The Saudi-led coalition has consistently failed to investigate war crimes and other unlawful attacks, including the attacks on fishing boats, Human Rights Watch said. No coalition personnel are known to have been disciplined or prosecuted for attacking Yemeni fishing boats.

The coalition body that reviews laws of war violations by coalition forces, the Joint Incident Assessments Team [JIAT], has investigated fewer than 10 attacks on civilians at sea, none of which appear to correspond with the attacks Human Rights Watch investigated. The JIAT did not find coalition wrongdoing in any of these cases or recommend payments to victims.

The fishermen and their relatives interviewed said that the JIAT had never contacted them.
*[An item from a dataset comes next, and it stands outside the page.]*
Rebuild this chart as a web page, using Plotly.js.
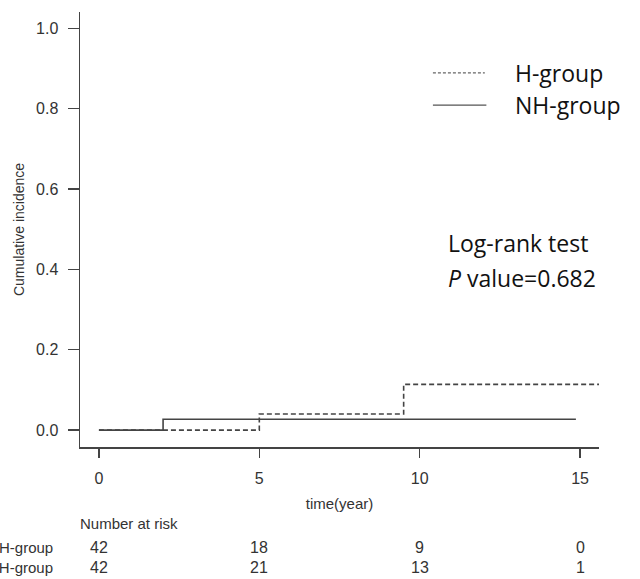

Saudi authorities gave monetary and equipment “assistance” to families of fishermen killed in only one case that Human Rights Watch investigated, and money to released crew members in another.

Human Rights Watch wrote to the coalition on June 21 about the incidents investigated, but has received no reply.

The UN Panel of Experts should investigate the attacks at sea and other attacks on civilians and recommend that the UN Security Council impose sanctions on officers and commanders responsible for violations of the laws of war.

Countries such as the United States, United Kingdom, and France should immediately cease all sales and transfers of weapons, including warships and helicopters, to Saudi Arabia, and should carefully review sales to coalition members given the possibility they could be used in committing violations, Human Rights Watch said.

“The naval attacks on Yemeni fishing boats make it clear that the Saudi-led coalition is not only killing civilians through countless illegal airstrikes, but also while conducting operations at sea,” Motaparthy said. “How much more proof do countries continuing to sell weapons to Saudi Arabia need to stop all sales, including of warships, or risk becoming complicit in war crimes.”